The driver told me a lot of valuable information about the history of the town and the rulers but unfortunately I dint have anything to note them down. The fact that I am remembering this much after almost a month is itself a testimony to my memory :P .. And he was kind enough to speak slowly to me realizing that I am not able to catch up with his natural speed of talking hindi.
The old city:
We then exit the pink city as I skipped to see the city palace. The palace is still being occupied by people of the royal family and they have renovated a part of it and built a star hotel. We went on to visit the Amer fort, some 20 km away from the city. The jaigarh fort is en route but I skipped it as the driver said tourists are not allowed inside the fort. The Amer fort was just awesome, its located on a small hill away from the city. You need to climb quite an amount of steps to get to the top. You can also take an elephant ride to the top but I preferred to take the stairs. There is a huge hall which houses all the antique stuff of the Rajput period. This place is a must visit in Jaipur and I found it to be the best of all the places!

On our way back, we stopped at the Jal mahal, a palace in the middle of a lake. The water looked dirty but it seems the Oberois have taken up the work of cleansing it and there are plans to convert it into a five star hotel.

So now I was done with all the places and well ahead of my schedule. I got dropped off at my hotel around 1. My checkout time was 12 noon and I braved to convince the hotel manager with my hindi skills that I will vacate the room by 2. He finally agreed when I told him that I was going to have my lunch there. This time it was panner butter masala (home made paneer :P). Delicious! I finished my last meal at jaipur and was just lazing on my bed. Suddenly I woke up to realize that it was 2.40 and I had dozed off after a heavy meal. I packed my bags, settled my hotel dues (the manager was so good not to bother about my extra time or was he bad not to wake me up ?! :P) and rushed to the bus stand. The volvo was comfortable and I plugged my music player, starting to read my traveller magazine.
Some observations ...
A middle-aged lady was sitting next to me. She was on her phone all the time for the next one hour almost and it dint seem to be all important stuff as well. Abuse of a technology I thought! .. The bus stopped at Rajasthan government's 'Hotel midway' which is almost located at midway distance to Delhi. I went to the counter and asked him a bill for 'Tea, sandwich' which he heard as 'theen sandwich' ! .. ooph .. gobbled up three sandwiches with no complaints. The bus started moving and the lady struck into a conversation. She lives in Delhi and comes to Jaipur every month to get some stuff for her business in Delhi (Jaipuri bed sheets, sarees, etc) .. Oh ya I forgot!.. In jaipur, the auto driver took me to the cottage industries complex where I was explained how they make natural colour prints on rajais, sarees and other dresses. It was really interesting until they started marketing the rajais to me. It took me some time to make him understand that I was not interested in buying anything there!.. But seriously, you should take a look at those twin sided rajais, they come with different colorful designs and jaipur is told to be famous for those.

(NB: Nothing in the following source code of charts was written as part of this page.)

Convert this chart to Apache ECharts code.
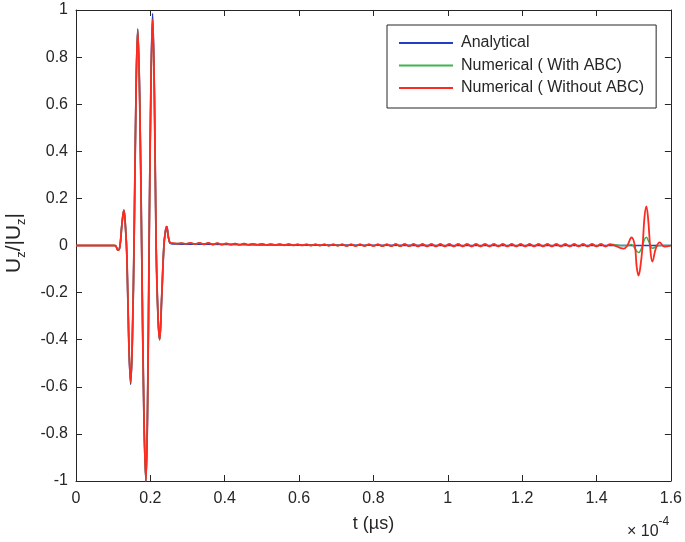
<!DOCTYPE html>
<html>
<head>
<meta charset="utf-8">
<script src="https://cdn.jsdelivr.net/npm/echarts@6/dist/echarts.min.js"></script>
<style>
html,body{margin:0;padding:0;background:#fff;}
#chart{width:685px;height:542px;}
</style>
</head>
<body>
<div id="chart"></div>
<script>
// ---- data (t in units of 1e-4 µs) ----
var seriesNames = ['Analytical', 'Numerical ( With ABC)', 'Numerical ( Without ABC)'];
var xTicks = [0, 0.2, 0.4, 0.6, 0.8, 1, 1.2, 1.4, 1.6];
var yTicks = [-1, -0.8, -0.6, -0.4, -0.2, 0, 0.2, 0.4, 0.6, 0.8, 1];

// main pulse
var tPulse = [0, 0.09, 0.105, 0.113, 0.118, 0.1235, 0.1287, 0.133, 0.137, 0.142, 0.147, 0.1515, 0.1565, 0.1615, 0.166, 0.1715, 0.177, 0.1825, 0.188, 0.1925, 0.197, 0.2015, 0.206, 0.211, 0.2155, 0.2205, 0.225, 0.2305, 0.2365, 0.2405, 0.244, 0.248, 0.252, 0.256];
var pulseNum = [0, 0, 0, -0.02, -0.005, 0.09, 0.15, 0.08, -0.05, -0.40, -0.58, -0.40, 0.05, 0.65, 0.915, 0.60, -0.05, -0.70, -1.0, -0.68, 0.05, 0.66, 0.96, 0.62, 0.0, -0.30, -0.40, -0.22, 0.0, 0.06, 0.08, 0.04, 0.014, 0.010];
var pulseAna = [0, 0, 0, -0.02, -0.005, 0.09, 0.15, 0.08, -0.05, -0.41, -0.59, -0.41, 0.05, 0.66, 0.92, 0.61, -0.05, -0.71, -1.0, -0.69, 0.06, 0.68, 0.985, 0.63, 0.0, -0.30, -0.40, -0.22, 0.0, 0.06, 0.08, 0.04, 0.012, 0.008];

// dispersive ripple between pulse and reflection (sampled every 0.012 from 0.26)
var tMidStart = 0.26, tMidStep = 0.012;
var midNum = [0.010,0.008,0.010,0.007,0.011,0.006,0.011,0.005,0.011,0.004,0.010,0.004,0.009,0.004,0.008,0.003,0.008,0.003,0.007,0.003,0.007,
  0.002,0.006,0.002,0.006,0.001,0.006,0.001,0.005,0.001,0.005,0.000,0.005,0.000,0.005,-0.001,0.005,-0.001,0.005,-0.002,0.005,-0.002,0.005,-0.002,0.005,-0.002,
  0.005,-0.003,0.005,-0.003,0.006,-0.003,0.006,-0.003,0.006,-0.004,0.006,-0.004,0.006,-0.004,0.006,-0.004,0.006,-0.004,0.006,-0.004,0.006,-0.004,0.006,-0.004,0.006,-0.004,0.006,-0.004,0.006,-0.004,0.006,-0.004,0.006,-0.004,0.006,-0.004,0.006,-0.004,0.006,-0.004,0.006,-0.004,0.006,-0.004,0.006,-0.004,0.006,-0.004,0.006,-0.004,0.006,-0.004,0.005];
var tAnaMid = [0.27, 0.3, 0.4, 0.5, 0.6, 0.8, 1.0, 1.2, 1.46];
var midAna = [0.007, 0.006, 0.005, 0.003, 0.002, 0.001, 0, 0, 0];

// boundary reflection near the end of the window
var tEnd = [1.473, 1.483, 1.494, 1.503, 1.508, 1.513, 1.518, 1.524, 1.529, 1.534, 1.539, 1.545, 1.550, 1.560, 1.570, 1.578, 1.583, 1.600];
var endRed = [-0.013, 0.0, 0.034, 0.0, -0.09, -0.128, -0.09, 0.0, 0.12, 0.166, 0.11, -0.02, -0.068, -0.01, 0.013, 0.0, -0.005, 0.0];
var endGreen = [0.0, 0.0, 0.004, -0.012, -0.024, -0.03, -0.022, 0.0, 0.026, 0.035, 0.022, 0.0, -0.012, -0.005, 0.0, 0.0, 0.0, 0.0];
var endAna = [0, 0, 0, 0, 0, 0, 0, 0, 0, 0, 0, 0, 0, 0, 0, 0, 0, 0];

function zip(ts, vs) { return ts.map(function (t, i) { return [t, vs[i]]; }); }
var midPairs = midNum.map(function (v, i) { return [tMidStart + i * tMidStep, v]; });

var dataAna = zip(tPulse, pulseAna).concat(zip(tAnaMid, midAna), zip(tEnd, endAna));
var dataGreen = zip(tPulse, pulseNum).concat(midPairs, zip(tEnd, endGreen));
var dataRed = zip(tPulse, pulseNum).concat(midPairs, zip(tEnd, endRed));

var FONT = '"Liberation Sans", Arial, Helvetica, sans-serif';
var AX = '#262626';
var colors = ['#1f3fc4', '#3fb34f', '#ff2a1f'];

var chart = echarts.init(document.getElementById('chart'), null, {renderer: 'canvas'});

function fmt(v) {
  var r = Math.round(v * 10) / 10;
  if (r === 0) return '0';
  if (Math.abs(r) === 1) return String(r);
  return r.toFixed(1);
}

var baseAxisLine = {show: true, onZero: false, lineStyle: {color: AX, width: 1}};
var baseTick = {show: true, inside: true, length: 6, lineStyle: {color: AX, width: 1}};

chart.setOption({
  animation: false,
  backgroundColor: '#ffffff',
  color: colors,
  grid: {left: 76, right: 12, top: 10, bottom: 61, containLabel: false},
  legend: {
    data: seriesNames,
    orient: 'vertical',
    left: 387, top: 25,
    padding: [10, 12, 12, 12],
    itemGap: 6.5,
    itemWidth: 54, itemHeight: 2,
    icon: 'rect',
    borderColor: AX, borderWidth: 1,
    backgroundColor: '#ffffff',
    textStyle: {fontFamily: FONT, fontSize: 16, color: AX, lineHeight: 16, padding: [0, 0, 0, 3]}
  },
  xAxis: [{
    type: 'value', min: 0, max: 1.6, interval: 0.2, position: 'bottom',
    axisLine: baseAxisLine, axisTick: baseTick, splitLine: {show: false},
    axisLabel: {formatter: fmt, fontFamily: FONT, fontSize: 16, color: AX, margin: 10},
    name: 't (µs)', nameLocation: 'middle', nameGap: 34,
    nameTextStyle: {fontFamily: FONT, fontSize: 18, color: AX}
  }, {
    type: 'value', min: 0, max: 1.6, interval: 0.2, position: 'top',
    axisLine: baseAxisLine, axisTick: baseTick, splitLine: {show: false},
    axisLabel: {show: false}
  }],
  yAxis: [{
    type: 'value', min: -1, max: 1, interval: 0.2, position: 'left',
    axisLine: baseAxisLine, axisTick: baseTick, splitLine: {show: false},
    axisLabel: {formatter: fmt, fontFamily: FONT, fontSize: 16, color: AX, margin: 8}
  }, {
    type: 'value', min: -1, max: 1, interval: 0.2, position: 'right',
    axisLine: baseAxisLine, axisTick: baseTick, splitLine: {show: false},
    axisLabel: {show: false}
  }],
  graphic: [{
    type: 'text',
    rotation: Math.PI / 2,
    x: 14, y: 243,
    style: {
      text: '{n|U}{s|z}{n|/|U}{s|z}{n||}',
      rich: {
        n: {fontFamily: FONT, fontSize: 21, fill: AX, lineHeight: 28, verticalAlign: 'middle'},
        s: {fontFamily: FONT, fontSize: 13, fill: AX, lineHeight: 28, verticalAlign: 'bottom'}
      },
      align: 'center', verticalAlign: 'middle'
    }
  }, {
    type: 'text', x: 627, y: 516,
    style: {
      text: '{n|× 10}{s|-4}',
      rich: {
        n: {fontFamily: FONT, fontSize: 16, fill: AX, lineHeight: 24, verticalAlign: 'bottom'},
        s: {fontFamily: FONT, fontSize: 12, fill: AX, lineHeight: 24, verticalAlign: 'top'}
      },
      align: 'left', verticalAlign: 'top'
    }
  }],
  series: [{
    name: seriesNames[0], type: 'line', data: dataAna, showSymbol: false, symbol: 'none',
    smooth: 0.4, lineStyle: {width: 1.7, color: colors[0]}, z: 2
  }, {
    name: seriesNames[1], type: 'line', data: dataGreen, showSymbol: false, symbol: 'none',
    smooth: 0.4, lineStyle: {width: 1.5, color: colors[1]}, z: 3
  }, {
    name: seriesNames[2], type: 'line', data: dataRed, showSymbol: false, symbol: 'none',
    smooth: 0.4, lineStyle: {width: 1.8, color: colors[2]}, z: 4
  }]
});
</script>
</body>
</html>
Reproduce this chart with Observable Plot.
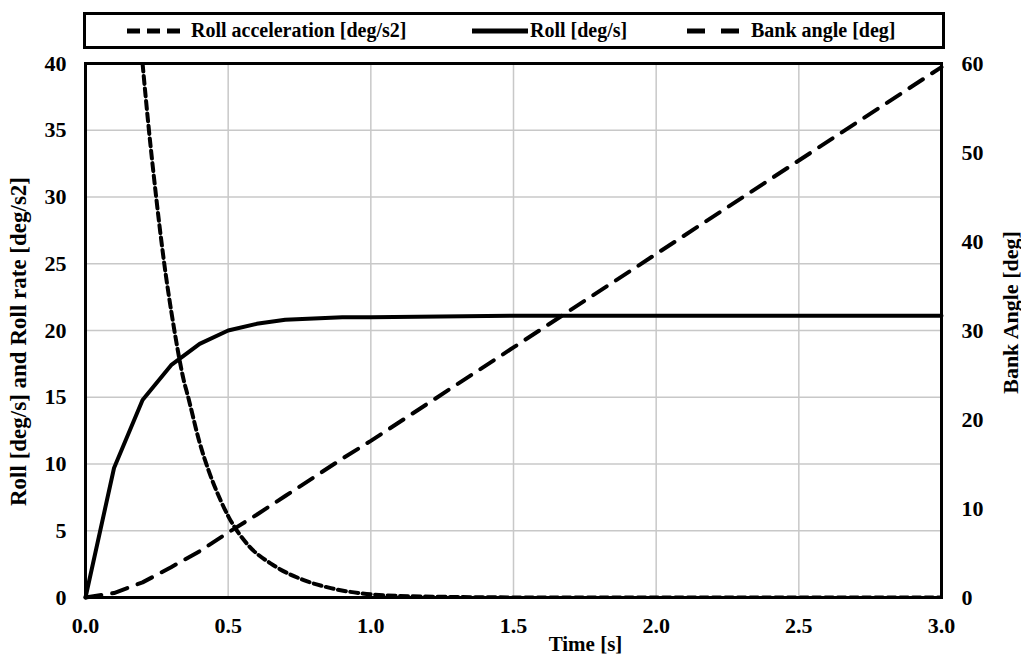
<!DOCTYPE html>
<html>
<head>
<meta charset="utf-8">
<script src="https://cdn.jsdelivr.net/npm/d3@7"></script>
<script src="https://cdn.jsdelivr.net/npm/@observablehq/plot@0.6"></script>
<style>
  html, body { margin: 0; padding: 0; background: white; }
  body { width: 1021px; height: 656px; position: relative; overflow: hidden; font-family: "Liberation Serif", "Tinos", "Times New Roman", "DejaVu Serif", serif; }
  #legend { position: absolute; left: 83px; top: 12px; width: 856px; height: 31px; border: 3px solid black; background: white; }
  .item { position: absolute; top: 0; height: 31px; display: flex; align-items: center; font-weight: bold; font-size: 20px; white-space: nowrap; }
  #chart { position: absolute; left: 0; top: 50px; }
  #chart svg text { font-family: "Liberation Serif", "Tinos", "Times New Roman", "DejaVu Serif", serif; }
</style>
</head>
<body>
<div id="legend"></div>
<div id="chart"></div>
<script>
// ---- data ----
const timeRoll = [0, 0.1, 0.2, 0.3, 0.4, 0.5, 0.6, 0.7, 0.8, 0.9, 1.0, 1.5, 2.0, 2.5, 3.0];
const rollRate = [0, 9.7, 14.8, 17.4, 19.0, 20.0, 20.5, 20.8, 20.9, 21.0, 21.0, 21.1, 21.1, 21.1, 21.1];

const timeAcc = [0.2, 0.22, 0.245, 0.273, 0.31, 0.344, 0.36, 0.40, 0.43, 0.473, 0.5, 0.567, 0.66, 0.765, 0.86, 0.97, 1.1, 1.3, 1.6, 2.0, 2.5, 3.0];
const rollAcc = [40, 35.5, 30.5, 25.5, 20.2, 16.3, 15, 11.6, 9.6, 7.3, 6.1, 4.0, 2.4, 1.3, 0.7, 0.3, 0.12, 0.04, 0, 0, 0, 0];

const timeBank = [0, 0.1, 0.2, 0.3, 0.4, 0.5, 0.6, 0.7, 0.8, 0.9, 1.0, 1.5, 2.0, 2.5, 3.0];
const bankAngle = [0, 0.5, 1.7, 3.4, 5.2, 7.3, 9.3, 11.4, 13.5, 15.6, 17.6, 28.1, 38.6, 49.1, 59.6];

const xTicks = [0, 0.5, 1.0, 1.5, 2.0, 2.5, 3.0];
const yTicks = [0, 5, 10, 15, 20, 25, 30, 35, 40];
const bankTicks = [0, 10, 20, 30, 40, 50, 60];

const seriesNames = ["Roll acceleration [deg/s2]", "Roll [deg/s]", "Bank angle [deg]"];
const xTitle = "Time [s]";
const yTitle = "Roll [deg/s] and Roll rate [deg/s2]";
const y2Title = "Bank Angle [deg]";

// ---- tables ----
const ratio = 60 / 40;
const rollData = timeRoll.map((t, i) => ({t, v: rollRate[i]}));
const accData = timeAcc.map((t, i) => ({t, v: rollAcc[i]}));
const bankData = timeBank.map((t, i) => ({t, v: bankAngle[i] / ratio}));

const accDash = "8,4.5";
const bankDash = "16,11";
const gridStyle = {stroke: "#c8c8c8", strokeOpacity: 1, strokeWidth: 1.5};
const serif = "'Liberation Serif', Tinos, 'Times New Roman', 'DejaVu Serif', serif";

const chart = Plot.plot({
  width: 1021,
  height: 606,
  marginTop: 13,
  marginBottom: 59,
  marginLeft: 85,
  marginRight: 80,
  x: {domain: [0, 3]},
  y: {domain: [0, 40]},
  style: {fontFamily: serif, fontSize: "22px", fontWeight: "bold", color: "black", background: "white", overflow: "visible"},
  marks: [
    Plot.gridX(xTicks, gridStyle),
    Plot.gridY(yTicks, gridStyle),
    Plot.axisX({ticks: xTicks, tickSize: 0, tickPadding: 20, label: null, tickFormat: d => d.toFixed(1)}),
    Plot.axisY({ticks: yTicks, tickSize: 0, tickPadding: 19, label: null}),
    Plot.axisY({anchor: "right", ticks: bankTicks.map(v => v / ratio), tickSize: 0, tickPadding: 20, label: null, tickFormat: d => String(Math.round(d * ratio))}),
    Plot.line(bankData, {x: "t", y: "v", stroke: "black", strokeWidth: 4, strokeDasharray: bankDash}),
    Plot.line(accData, {x: "t", y: "v", stroke: "black", strokeWidth: 4, strokeDasharray: accDash, curve: "monotone-x", clip: true}),
    Plot.line(rollData, {x: "t", y: "v", stroke: "black", strokeWidth: 4}),
    Plot.frame({stroke: "black", strokeWidth: 3}),
    Plot.text([xTitle], {text: d => d, frameAnchor: "bottom", dx: 72, dy: 47, textAnchor: "middle", lineAnchor: "middle", fontSize: 21, fontWeight: "bold", fill: "black"}),
    Plot.text([yTitle], {text: d => d, frameAnchor: "left", dx: -67, dy: 11, rotate: -90, textAnchor: "middle", lineAnchor: "middle", fontSize: 23, fontWeight: "bold", fill: "black"}),
    Plot.text([y2Title], {text: d => d, frameAnchor: "right", dx: 69, dy: -18, rotate: -90, textAnchor: "middle", lineAnchor: "middle", fontSize: 22, fontWeight: "bold", fill: "black"})
  ]
});
document.getElementById("chart").appendChild(chart);

// ---- legend ----
const legend = document.getElementById("legend");
const items = [
  {name: seriesNames[0], dash: "13,7", left: 41, w: 54, gap: 10},
  {name: seriesNames[1], dash: null, left: 386, w: 56, gap: 2},
  {name: seriesNames[2], dash: "18,16", left: 601, w: 54, gap: 10}
];
items.forEach(it => {
  const div = document.createElement("div");
  div.className = "item";
  div.style.left = it.left + "px";
  div.innerHTML = `<svg width="${it.w}" height="10" style="margin-right:${it.gap}px"><line x1="0" y1="5" x2="${it.w}" y2="5" stroke="black" stroke-width="5" ${it.dash ? `stroke-dasharray="${it.dash}"` : ""}/></svg><span>${it.name}</span>`;
  legend.appendChild(div);
});
</script>
</body>
</html>
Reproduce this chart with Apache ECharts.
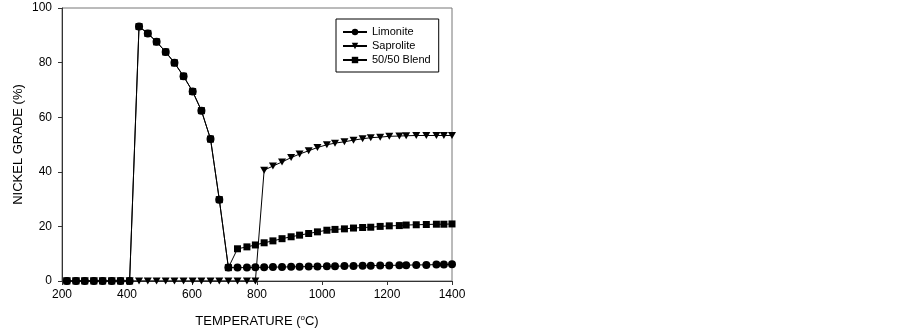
<!DOCTYPE html>
<html>
<head>
<meta charset="utf-8">
<script src="https://cdn.jsdelivr.net/npm/echarts@6/dist/echarts.min.js"></script>
<style>
  html, body { margin: 0; padding: 0; background: #fff; }
  #main { width: 903px; height: 328px; }
</style>
</head>
<body>
<div id="main"></div>
<script>
// temperatures (°C) where the samples were read
const temps = [215, 243, 270, 298, 325, 353, 380, 408, 437, 464, 491, 519, 546, 574, 602, 629, 657, 684,
  712, 740, 769, 795, 822, 849, 877, 905, 931, 959, 986, 1015, 1040, 1069, 1097, 1125, 1150, 1179,
  1207, 1238, 1259, 1290, 1321, 1352, 1375, 1400];

const limonite = [0, 0, 0, 0, 0, 0, 0, 0,
  93.2, 90.7, 87.6, 83.9, 79.9, 75.0, 69.4, 62.4, 52.0, 29.8,
  4.9, 4.9, 4.9, 5.0, 5.0, 5.1, 5.1, 5.2, 5.2, 5.3, 5.3, 5.4, 5.4, 5.5, 5.5, 5.6,
  5.6, 5.7, 5.7, 5.8, 5.8, 5.9, 5.9, 6.0, 6.0, 6.1];

const saprolite = [0, 0, 0, 0, 0, 0, 0, 0, 0, 0, 0, 0, 0, 0, 0, 0, 0, 0, 0, 0, 0, 0,
  40.6, 42.1, 43.6, 45.2, 46.5, 47.7, 48.9, 49.9, 50.5, 51.0, 51.6, 52.1, 52.5, 52.7,
  53.0, 53.1, 53.2, 53.3, 53.3, 53.3, 53.3, 53.3];

const blend = [0, 0, 0, 0, 0, 0, 0, 0,
  93.2, 90.7, 87.6, 83.9, 79.9, 75.0, 69.4, 62.4, 52.0, 29.8,
  4.9, 11.8, 12.5, 13.2, 14.0, 14.7, 15.5, 16.2, 16.8, 17.4, 18.0, 18.6, 18.9, 19.1,
  19.4, 19.6, 19.7, 20.0, 20.2, 20.3, 20.5, 20.6, 20.7, 20.8, 20.8, 20.9];

const seriesNames = ['Limonite', 'Saprolite', '50/50 Blend'];

const pair = vals => temps.map((t, i) => [t, vals[i]]);

const font = '"Liberation Sans", Arial, sans-serif';
const downTriangle = 'path://M0,0 L10,0 L5,9 Z';

function lineSeries(name, vals, symbol, size) {
  return {
    name: name,
    type: 'line',
    data: pair(vals),
    symbol: symbol,
    symbolSize: size,
    showAllSymbol: true,
    animation: false,
    lineStyle: { color: '#000', width: 1 },
    itemStyle: { color: '#000', borderWidth: 0 },
    emphasis: { disabled: true }
  };
}

const chart = echarts.init(document.getElementById('main'));
chart.setOption({
  backgroundColor: '#fff',
  textStyle: { fontFamily: font },
  grid: {
    left: 62, right: 451, top: 8, bottom: 47,
    outerBoundsMode: 'none',
    show: true, borderColor: '#777', borderWidth: 1
  },
  legend: {
    orient: 'vertical',
    left: 336, top: 19,
    padding: [6, 8, 5, 6],
    borderColor: '#000', borderWidth: 1,
    itemWidth: 24, itemHeight: 8, itemGap: 0,
    textStyle: { fontFamily: font, fontSize: 11, color: '#000', lineHeight: 14 },
    data: seriesNames
  },
  xAxis: {
    type: 'value',
    min: 200, max: 1400, interval: 200,
    name: '{t|TEMPERATURE (}{s|o}{t|C)}',
    nameLocation: 'middle',
    nameGap: 33,
    nameTextStyle: {
      rich: {
        t: { fontFamily: font, fontSize: 13, color: '#000' },
        s: { fontFamily: font, fontSize: 8, color: '#000', verticalAlign: 'top', padding: [0, 0, 6, 0] }
      }
    },
    axisLine: { lineStyle: { color: '#333', width: 1 } },
    axisTick: { inside: false, length: 4, lineStyle: { color: '#333' } },
    axisLabel: { fontFamily: font, fontSize: 12, color: '#000', margin: 8, formatter: v => String(v) },
    splitLine: { show: false }
  },
  yAxis: {
    type: 'value',
    min: 0, max: 100, interval: 20,
    name: 'NICKEL GRADE (%)',
    nameLocation: 'middle',
    nameGap: 37,
    nameTextStyle: { fontFamily: font, fontSize: 13, color: '#000' },
    axisLine: { show: true, lineStyle: { color: '#333', width: 1 } },
    axisTick: { show: true, inside: false, length: 4, lineStyle: { color: '#333' } },
    axisLabel: { fontFamily: font, fontSize: 12, color: '#000', margin: 10 },
    splitLine: { show: false }
  },
  series: [
    lineSeries(seriesNames[0], limonite, 'circle', 8),
    lineSeries(seriesNames[1], saprolite, downTriangle, [8, 7]),
    lineSeries(seriesNames[2], blend, 'rect', 7)
  ]
});
</script>
</body>
</html>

Coming back to the journey, the lady started talking about a lot of things including the courtesy and helping nature of south indians, etc. The topic drifted towards inter-caste marriages and stuff, she being a Punjabi and her husband a Bengali, she was talking about how they adjusted in their early days.. she started talking about her two sons and showed me some pics of their drawings which she had in her mobile.. There I found a striking difference between people in the south and in the north. In the north, people befriend very easily, they say a hello, start talking , more discussions, arguments and they part as brothers at the end of a journey. I have observed this quite earlier during my trips to ahmedabad as well. But I feel people in the south are a little more conservative to strangers, as in, they don't open up easily and even if they do, its just a casual talk lasting for a few minutes.
Traveling alone has its own advantages and downsides. Downsides - the obvious, you need to be all alone, none to share your views on places and things, and of course the clicking part :P (how tough it was!.. I would catch hold of foreign tourists in almost every place to get clicked .. and the pics came well :P) But I 'd say there are more advantages to travelling alone - you get to observe things in that place, no distractions around, you tend to observe the local culture and flavours, you tend to talk to different people, its really amazing. Atleast I enjoyed it ;) Finally it was around 8.30 after the driver battled the heavy fog to reach IFFCO chowk. It was biting cold with lots and lots of fog coming out of my mouth. I took a rick and reached my guest house in ten minutes. Finally! what a journey it was.. My first 'I,me,myself' trip , I would say, was a truly memorable one!
From Delhi to Jaipur:
Bus: There are a lot of Rajasthan and Haryana state transport buses. The best option is to take a Rajasthan state transport goldline or volvo bus. Journey time: 5.5 - 6.5 hrs (depending on traffic and fog in winter). Fare: Goldline A/c - Rs.400, Volvo - Rs.500.
Train: A couple of day trains. Takes 5 1/2 - 6 hrs. If you are on a very hectic schedule, try the early morning Shatabdi frm Delhi which reaches Jaipur around 11. You have around 6 hours for seeing around and you can take the return Shatabdi around 6.
Jaipur sight seeing:
RTDC half-day tour: 180 per head (covers almost all places) ,there is a night tour as well from 6.30 to 10.30 , fare: 200 (incl. dinner)
Prepaid auto: 400 (all places). Must-see: Amer fort. Also try Choki Dhani, a heritage village some 20 km away from the city.